[The task]:
Reproduce the listing below without changes, except that pictures are left out.

[Data provided]:
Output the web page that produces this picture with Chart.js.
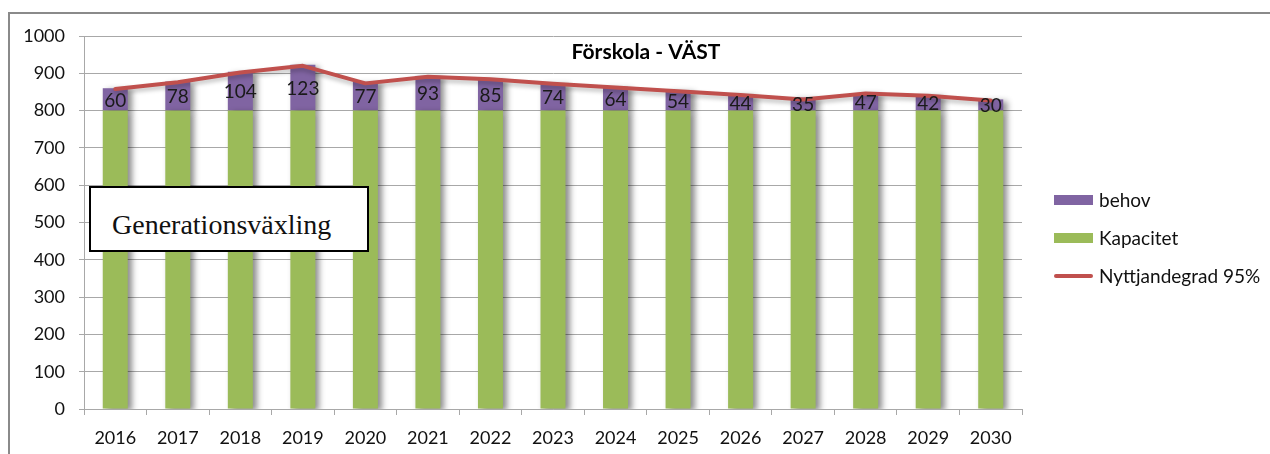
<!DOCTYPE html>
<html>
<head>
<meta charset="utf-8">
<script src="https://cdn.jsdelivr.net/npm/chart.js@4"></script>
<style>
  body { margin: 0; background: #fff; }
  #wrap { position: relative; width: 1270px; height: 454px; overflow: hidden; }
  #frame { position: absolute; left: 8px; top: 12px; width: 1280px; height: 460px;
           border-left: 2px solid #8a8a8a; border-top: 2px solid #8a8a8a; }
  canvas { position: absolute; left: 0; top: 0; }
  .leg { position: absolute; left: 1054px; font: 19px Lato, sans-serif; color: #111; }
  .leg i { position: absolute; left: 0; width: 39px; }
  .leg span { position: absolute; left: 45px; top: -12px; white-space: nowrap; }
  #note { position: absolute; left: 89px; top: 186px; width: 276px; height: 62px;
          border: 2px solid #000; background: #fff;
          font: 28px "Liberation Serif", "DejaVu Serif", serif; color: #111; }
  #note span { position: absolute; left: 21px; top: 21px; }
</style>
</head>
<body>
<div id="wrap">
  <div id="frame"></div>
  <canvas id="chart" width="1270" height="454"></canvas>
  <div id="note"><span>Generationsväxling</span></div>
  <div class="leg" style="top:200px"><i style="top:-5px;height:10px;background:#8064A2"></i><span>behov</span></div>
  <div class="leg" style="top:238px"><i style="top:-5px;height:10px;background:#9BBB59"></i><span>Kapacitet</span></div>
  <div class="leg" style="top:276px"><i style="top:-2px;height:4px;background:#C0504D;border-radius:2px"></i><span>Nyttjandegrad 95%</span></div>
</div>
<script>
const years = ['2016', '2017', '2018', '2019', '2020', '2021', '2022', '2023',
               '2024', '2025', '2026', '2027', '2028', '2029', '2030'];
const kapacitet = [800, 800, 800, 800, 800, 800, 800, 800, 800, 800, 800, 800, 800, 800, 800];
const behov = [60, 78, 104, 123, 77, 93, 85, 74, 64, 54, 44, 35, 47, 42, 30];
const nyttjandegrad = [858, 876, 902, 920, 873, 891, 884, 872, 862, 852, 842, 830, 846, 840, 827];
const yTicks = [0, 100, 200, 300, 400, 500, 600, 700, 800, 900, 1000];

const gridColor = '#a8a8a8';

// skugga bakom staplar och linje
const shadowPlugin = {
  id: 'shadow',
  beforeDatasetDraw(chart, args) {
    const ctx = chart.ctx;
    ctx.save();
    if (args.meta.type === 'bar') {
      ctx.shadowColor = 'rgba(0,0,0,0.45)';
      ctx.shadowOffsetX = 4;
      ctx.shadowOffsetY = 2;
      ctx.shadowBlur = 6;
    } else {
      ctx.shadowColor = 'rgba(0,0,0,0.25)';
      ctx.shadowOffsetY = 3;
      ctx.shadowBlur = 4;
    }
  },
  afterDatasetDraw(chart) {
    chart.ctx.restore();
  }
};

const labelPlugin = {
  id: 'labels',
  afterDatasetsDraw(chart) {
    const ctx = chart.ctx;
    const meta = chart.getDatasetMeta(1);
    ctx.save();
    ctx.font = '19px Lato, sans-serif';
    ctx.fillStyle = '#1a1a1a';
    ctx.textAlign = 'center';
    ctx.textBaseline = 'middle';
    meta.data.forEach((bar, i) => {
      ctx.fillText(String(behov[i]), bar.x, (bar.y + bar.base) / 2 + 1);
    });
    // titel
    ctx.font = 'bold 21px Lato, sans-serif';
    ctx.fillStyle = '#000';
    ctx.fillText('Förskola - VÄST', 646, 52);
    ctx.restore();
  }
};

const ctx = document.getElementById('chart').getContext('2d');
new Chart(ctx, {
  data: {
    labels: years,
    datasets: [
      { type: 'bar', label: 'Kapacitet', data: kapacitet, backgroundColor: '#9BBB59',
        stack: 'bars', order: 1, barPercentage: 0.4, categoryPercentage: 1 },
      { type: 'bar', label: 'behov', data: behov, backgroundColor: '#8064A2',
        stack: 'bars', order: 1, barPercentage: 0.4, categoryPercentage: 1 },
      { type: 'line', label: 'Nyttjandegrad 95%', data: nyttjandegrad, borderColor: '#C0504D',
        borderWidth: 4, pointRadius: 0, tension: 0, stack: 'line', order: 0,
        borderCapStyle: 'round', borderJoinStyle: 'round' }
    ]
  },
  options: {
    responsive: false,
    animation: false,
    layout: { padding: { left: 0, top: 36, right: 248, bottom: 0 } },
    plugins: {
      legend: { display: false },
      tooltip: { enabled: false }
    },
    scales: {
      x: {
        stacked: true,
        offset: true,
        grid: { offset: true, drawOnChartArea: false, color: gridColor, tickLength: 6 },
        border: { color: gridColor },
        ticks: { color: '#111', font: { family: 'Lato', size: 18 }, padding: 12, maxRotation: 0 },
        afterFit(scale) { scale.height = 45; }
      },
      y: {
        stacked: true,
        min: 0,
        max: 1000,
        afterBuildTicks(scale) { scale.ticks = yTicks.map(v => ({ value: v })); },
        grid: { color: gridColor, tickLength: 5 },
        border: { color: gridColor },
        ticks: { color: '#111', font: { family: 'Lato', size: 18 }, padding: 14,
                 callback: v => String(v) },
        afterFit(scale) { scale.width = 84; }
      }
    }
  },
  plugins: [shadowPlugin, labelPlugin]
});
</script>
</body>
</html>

[Answer below]:
Output the web page that produces this picture with Chart.js.
<!DOCTYPE html>
<html>
<head>
<meta charset="utf-8">
<script src="https://cdn.jsdelivr.net/npm/chart.js@4"></script>
<style>
  body { margin: 0; background: #fff; }
  #wrap { position: relative; width: 1270px; height: 454px; overflow: hidden; }
  #frame { position: absolute; left: 8px; top: 12px; width: 1280px; height: 460px;
           border-left: 2px solid #8a8a8a; border-top: 2px solid #8a8a8a; }
  canvas { position: absolute; left: 0; top: 0; }
  .leg { position: absolute; left: 1054px; font: 19px Lato, sans-serif; color: #111; }
  .leg i { position: absolute; left: 0; width: 39px; }
  .leg span { position: absolute; left: 45px; top: -12px; white-space: nowrap; }
  #note { position: absolute; left: 89px; top: 186px; width: 276px; height: 62px;
          border: 2px solid #000; background: #fff;
          font: 28px "Liberation Serif", "DejaVu Serif", serif; color: #111; }
  #note span { position: absolute; left: 21px; top: 21px; }
</style>
</head>
<body>
<div id="wrap">
  <div id="frame"></div>
  <canvas id="chart" width="1270" height="454"></canvas>
  <div id="note"><span>Generationsväxling</span></div>
  <div class="leg" style="top:200px"><i style="top:-5px;height:10px;background:#8064A2"></i><span>behov</span></div>
  <div class="leg" style="top:238px"><i style="top:-5px;height:10px;background:#9BBB59"></i><span>Kapacitet</span></div>
  <div class="leg" style="top:276px"><i style="top:-2px;height:4px;background:#C0504D;border-radius:2px"></i><span>Nyttjandegrad 95%</span></div>
</div>
<script>
const years = ['2016', '2017', '2018', '2019', '2020', '2021', '2022', '2023',
               '2024', '2025', '2026', '2027', '2028', '2029', '2030'];
const kapacitet = [800, 800, 800, 800, 800, 800, 800, 800, 800, 800, 800, 800, 800, 800, 800];
const behov = [60, 78, 104, 123, 77, 93, 85, 74, 64, 54, 44, 35, 47, 42, 30];
const nyttjandegrad = [858, 876, 902, 920, 873, 891, 884, 872, 862, 852, 842, 830, 846, 840, 827];
const yTicks = [0, 100, 200, 300, 400, 500, 600, 700, 800, 900, 1000];

const gridColor = '#a8a8a8';

// skugga bakom staplar och linje
const shadowPlugin = {
  id: 'shadow',
  beforeDatasetDraw(chart, args) {
    const ctx = chart.ctx;
    ctx.save();
    if (args.meta.type === 'bar') {
      ctx.shadowColor = 'rgba(0,0,0,0.45)';
      ctx.shadowOffsetX = 4;
      ctx.shadowOffsetY = 2;
      ctx.shadowBlur = 6;
    } else {
      ctx.shadowColor = 'rgba(0,0,0,0.25)';
      ctx.shadowOffsetY = 3;
      ctx.shadowBlur = 4;
    }
  },
  afterDatasetDraw(chart) {
    chart.ctx.restore();
  }
};

const labelPlugin = {
  id: 'labels',
  afterDatasetsDraw(chart) {
    const ctx = chart.ctx;
    const meta = chart.getDatasetMeta(1);
    ctx.save();
    ctx.font = '19px Lato, sans-serif';
    ctx.fillStyle = '#1a1a1a';
    ctx.textAlign = 'center';
    ctx.textBaseline = 'middle';
    meta.data.forEach((bar, i) => {
      ctx.fillText(String(behov[i]), bar.x, (bar.y + bar.base) / 2 + 1);
    });
    // titel
    ctx.font = 'bold 21px Lato, sans-serif';
    ctx.fillStyle = '#000';
    ctx.fillText('Förskola - VÄST', 646, 52);
    ctx.restore();
  }
};

const ctx = document.getElementById('chart').getContext('2d');
new Chart(ctx, {
  data: {
    labels: years,
    datasets: [
      { type: 'bar', label: 'Kapacitet', data: kapacitet, backgroundColor: '#9BBB59',
        stack: 'bars', order: 1, barPercentage: 0.4, categoryPercentage: 1 },
      { type: 'bar', label: 'behov', data: behov, backgroundColor: '#8064A2',
        stack: 'bars', order: 1, barPercentage: 0.4, categoryPercentage: 1 },
      { type: 'line', label: 'Nyttjandegrad 95%', data: nyttjandegrad, borderColor: '#C0504D',
        borderWidth: 4, pointRadius: 0, tension: 0, stack: 'line', order: 0,
        borderCapStyle: 'round', borderJoinStyle: 'round' }
    ]
  },
  options: {
    responsive: false,
    animation: false,
    layout: { padding: { left: 0, top: 36, right: 248, bottom: 0 } },
    plugins: {
      legend: { display: false },
      tooltip: { enabled: false }
    },
    scales: {
      x: {
        stacked: true,
        offset: true,
        grid: { offset: true, drawOnChartArea: false, color: gridColor, tickLength: 6 },
        border: { color: gridColor },
        ticks: { color: '#111', font: { family: 'Lato', size: 18 }, padding: 12, maxRotation: 0 },
        afterFit(scale) { scale.height = 45; }
      },
      y: {
        stacked: true,
        min: 0,
        max: 1000,
        afterBuildTicks(scale) { scale.ticks = yTicks.map(v => ({ value: v })); },
        grid: { color: gridColor, tickLength: 5 },
        border: { color: gridColor },
        ticks: { color: '#111', font: { family: 'Lato', size: 18 }, padding: 14,
                 callback: v => String(v) },
        afterFit(scale) { scale.width = 84; }
      }
    }
  },
  plugins: [shadowPlugin, labelPlugin]
});
</script>
</body>
</html>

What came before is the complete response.